2 out of 5
Created by: Nicholas Wootton & Jake Coburn
covers season 1
To write a really effectively twisty anything – book, movie, comic – I do think you have to be pretty smart. That’s not necessarily book smarts, of course, but however you structure your riddle, whether starting at the end and working backwards or figuring it out as you go along, it definitely takes a certain something to piece all of that together. I might not always like the end result, but I respect the craft.
A shortcut to this, of course, is to just dumb down everything else around your twists, so two plus two equaling four seems really revelatory to those who haven’t learned math yet. That’s pretty much the approach The Endgame takes to its ultimate 7-bank heist masterminding by Russian super spy lady Elena Federova (Morena Baccarin), who allows herself to be captured by the FBI, then smirks from within her cell as every “twist” in her “elaborate” “plans” “uncoils,” aka things anyone can guess are suspect, or aren’t really twists so much as just, like, new information, or when she says something rather mundane but says it with menace, and some music sting happens to let us know that it prepends badassery.
Meanwhile, FBI agent Val Turner (Ryan Michelle Bathé) is the only one in the entirety of her force that can see through these games, and the show gets a lot of mileage out of having her bosses yell at her for not following procedure, and then she realizes that some word was actually in Portuguese and not Spanish, and we move onto the next supposed puzzle box.
Baccarin, despite, er, maybe not really convincing me that she’s Russian, helps to carry the show quite a ways, and then, admittedly, there’s some campy fun just in how full-bore the show goes with the dunderheaded stuff above. It lays down its gauntlet – 7 simultaneous bank heists! – and keeps ante-upping with double-crosses and “we knew what you were doing this whole time” ploys that continually foil coppers and feebs. That doesn’t overcome its forced structure – Federova will frame some “lesson” to Turner in the form of a thinly-veiled fairytale, and then Turner will use that lesson to solve some new quirk – or its technical limitations, in which its sets and presentation never quite feel to the scale of its story, and action sequences seem choreographed in a last-minute rush, lacking any real momentum or inventiveness.

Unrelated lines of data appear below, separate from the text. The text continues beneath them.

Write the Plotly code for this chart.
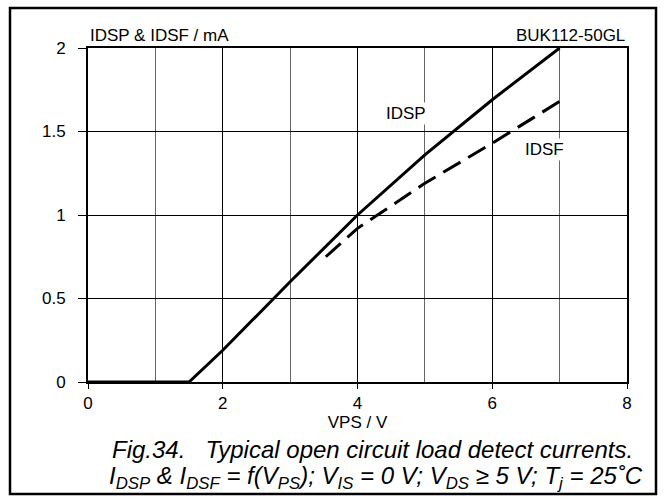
import plotly.graph_objects as go

# Data
idsp_v = [0, 1.5, 2, 3, 4, 5, 6, 7]
idsp_i = [0, 0, 0.19, 0.6, 1.0, 1.36, 1.69, 2.0]

idsf_v = [3.53, 4, 5, 6, 7]
idsf_i = [0.75, 0.92, 1.19, 1.43, 1.68]

x_ticks = [0, 2, 4, 6, 8]
y_ticks = [0, 0.5, 1, 1.5, 2]
y_tick_text = ["0", "0.5", "1", "1.5", "2"]

FONT = "Liberation Sans, Arial, sans-serif"

fig = go.Figure()
fig.add_trace(go.Scatter(x=idsp_v, y=idsp_i, mode="lines",
                         line=dict(color="black", width=3), showlegend=False))
fig.add_trace(go.Scatter(x=idsf_v, y=idsf_i, mode="lines",
                         line=dict(color="black", width=3, dash="20px,9px"), showlegend=False))

W, H = 665, 501
L, R, T, B = 88, 38, 48, 119
PW, PH = W - L - R, H - T - B


def px_x(px):
    return (px - L) / PW


def px_y(py):
    return (H - B - py) / PH


fig.update_layout(
    width=W, height=H,
    margin=dict(l=L, r=R, t=T, b=B),
    paper_bgcolor="white", plot_bgcolor="white",
    font=dict(family=FONT, size=17, color="black"),
    xaxis=dict(range=[0, 8], tickvals=x_ticks, ticktext=[str(v) for v in x_ticks],
               showgrid=True, gridcolor="black", gridwidth=1,
               minor=dict(dtick=1, showgrid=True, gridcolor="#666", gridwidth=1),
               showline=True, linecolor="black", linewidth=2, mirror=True,
               ticks="outside", ticklen=5, tickcolor="black", zeroline=False,
               ticklabelstandoff=0,
               title=dict(text="VPS / V", font=dict(size=17, family=FONT), standoff=1),
               tickfont=dict(size=17, family=FONT)),
    yaxis=dict(range=[0, 2], tickvals=y_ticks, ticktext=y_tick_text,
               showgrid=True, gridcolor="black", gridwidth=1,
               showline=True, linecolor="black", linewidth=2, mirror=True,
               ticks="outside", ticklen=8, tickcolor="black", zeroline=False,
               ticklabelstandoff=9,
               tickfont=dict(size=17, family=FONT)),
)

# Curve labels
fig.add_annotation(x=4.72, y=1.606, text="IDSP", showarrow=False, bgcolor="white",
                   font=dict(size=17, family=FONT), borderpad=1)
fig.add_annotation(x=6.77, y=1.39, text="IDSF", showarrow=False, bgcolor="white",
                   font=dict(size=17, family=FONT), borderpad=1)

# Header texts
fig.add_annotation(xref="paper", yref="paper", x=px_x(88), y=px_y(36), xanchor="left", yanchor="middle",
                   text="IDSP &amp; IDSF / mA", showarrow=False,
                   font=dict(size=17, family=FONT))
fig.add_annotation(xref="paper", yref="paper", x=px_x(627), y=px_y(36), xanchor="right", yanchor="middle",
                   text="BUK112-50GL", showarrow=False,
                   font=dict(size=17, family=FONT))

# Caption
fig.add_annotation(xref="paper", yref="paper", x=px_x(372), y=px_y(449), xanchor="center", yanchor="middle",
                   text="<i>Fig.34.   Typical open circuit load detect currents.</i>",
                   showarrow=False, font=dict(size=24, family=FONT))
fig.add_annotation(xref="paper", yref="paper", x=px_x(376), y=px_y(477), xanchor="center", yanchor="middle",
                   text="<i>I<sub>DSP</sub> &amp; I<sub>DSF</sub> = f(V<sub>PS</sub>); V<sub>IS</sub> = 0 V; "
                        "V<sub>DS</sub> ≥ 5 V; T<sub>j</sub> = 25˚C</i>",
                   showarrow=False, font=dict(size=24, family=FONT))

# Outer frame
fig.add_shape(type="rect", xref="paper", yref="paper",
              x0=px_x(10), x1=px_x(656), y0=px_y(494), y1=px_y(8),
              line=dict(color="black", width=2.5))

fig.write_html("out.html", config={"displayModeBar": False},
               post_script="document.body.style.margin='0';document.body.style.overflow='hidden';")
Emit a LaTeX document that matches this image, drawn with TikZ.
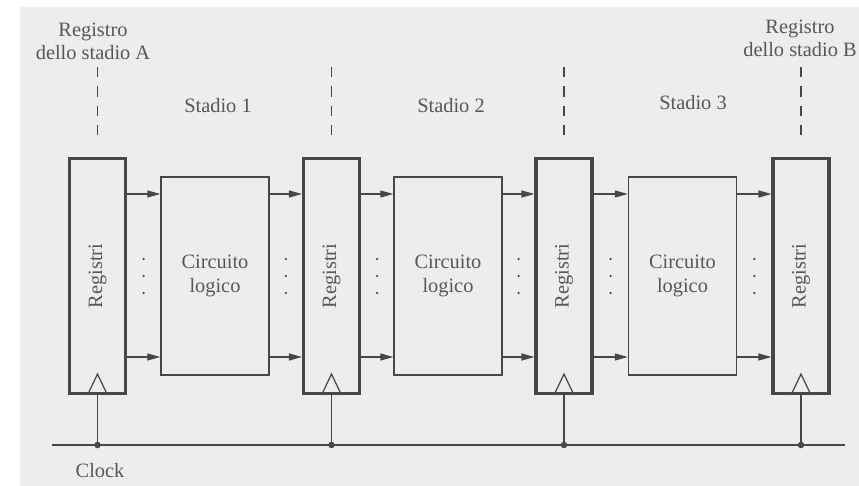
\documentclass[tikz,border=0pt]{standalone}
\usepackage{fontspec}
\setmainfont{Liberation Serif}
\usetikzlibrary{arrows.meta,calc,positioning}
\definecolor{scanpaper}{HTML}{EDEDEB}
\definecolor{scanink}{HTML}{474747}
\definecolor{scantext}{HTML}{575757}
\tikzset{
  every picture/.style={font=\fontsize{11.6}{13.2}\selectfont,text=scantext},
  register/.style={rectangle,draw=scanink,line width=1.8pt,
    minimum width=1.12cm,minimum height=4.7cm,inner sep=0pt},
  logicbox/.style={rectangle,draw=scanink,line width=0.8pt,
    minimum width=2.16cm,minimum height=3.96cm,align=center,inner sep=0pt},
  wire/.style={draw=scanink,line width=0.7pt},
  edge/.style={wire,-{Triangle[length=2.6mm,width=1.4mm]}},
  guide/.style={draw=scanink,line width=0.6pt,dash pattern=on 6pt off 5pt},
  junction/.style={circle,fill=scanink,inner sep=0pt,minimum size=1.3mm},
  caption/.style={align=center,inner sep=0pt},
}

\begin{document}
\begin{tikzpicture}[x=0.02cm,y=-0.02cm]
  \path[use as bounding box] (0,0) rectangle (859,486);
  \fill[scanpaper] (20,7) rectangle (859,486);
  \coordinate (top) at (0,194);
  \coordinate (bot) at (0,357);
  \coordinate (clkL) at (52,445);
  \coordinate (clkR) at (845,445);
  \foreach \i/\x in {1/97.5,2/331.5,3/564,4/801}
    \node[register,label={[rotate=90]center:Registri}] (reg\i) at (\x,276) {};
  \foreach \i/\x in {1/215,2/448,3/682.5}
    \node[logicbox] (logic\i) at (\x,276) {Circuito\\logico};
  \foreach \i [evaluate=\i as \j using int(\i+1)] in {1,2,3} {
    \foreach \y in {top,bot} {
      \draw[edge] (reg\i.east |- \y) -- (logic\i.west |- \y);
      \draw[edge] (logic\i.east |- \y) -- (reg\j.west |- \y);
    }
    \foreach \d in {-17,0,17} {
      \fill[scanink] ($(reg\i.east)!0.5!(logic\i.west)$) ++(0,\d) circle (0.7pt);
      \fill[scanink] ($(logic\i.east)!0.5!(reg\j.west)$) ++(0,\d) circle (0.7pt);
    }
  }
  % clock distribution and edge-trigger marks
  \draw[wire] (clkL) -- (clkR);
  \foreach \i in {1,...,4} {
    \draw[wire] ([xshift=-0.2cm]reg\i.south) -- ([yshift=0.42cm]reg\i.south)
      -- ([xshift=0.2cm]reg\i.south);
    \draw[wire] (reg\i.south) -- (reg\i.south |- clkL);
    \node[junction] at (reg\i.south |- clkL) {};
    \draw[guide] (reg\i.north) ++(0,-90) -- ++(0,72);
  }
  \node[caption] (regA) at (93,41) {Registro\\dello stadio A};
  \node[caption] (regB) at (800,38) {Registro\\dello stadio B};
  \node (stage1) at (218,106) {Stadio 1};
  \node (stage2) at (451,106) {Stadio 2};
  \node (stage3) at (693,103) {Stadio 3};
  \node (clock) at (100,471) {Clock};
\end{tikzpicture}
\end{document}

And as often happens with shows that seek to turn a limited timeline into a multiple-episode series, the exact passage of time in The Endgame seems to be in some universe where day and night happen simultaneously in the same area, and all locations are either too far away to get to in time or reachable within a walk, as determined by the plot.
Some additional intrigue with Federova’s and Turner’s husbands helps to pad the runtime; playing less cagey with this and bringing it more fully into the story might’ve been better, balancing the tone and story, but then you can’t keep the focus on your super cool ultra crime twists, I guess. And later in the season, when Federova and Turner are past a lot of the snippy cat and mouse and start to bond a bit, the show can relax into some better sequences – again, not having to rely solely on continual ante-ups.
The Endgame is, overall, watchable. It distracts. But there’s not a point when it actually feels successful in trying to craft an event; it’s only getting by on the back of Baccarin probably having a good time with the scene-chewing material, and a kind of fool-hardy bravado.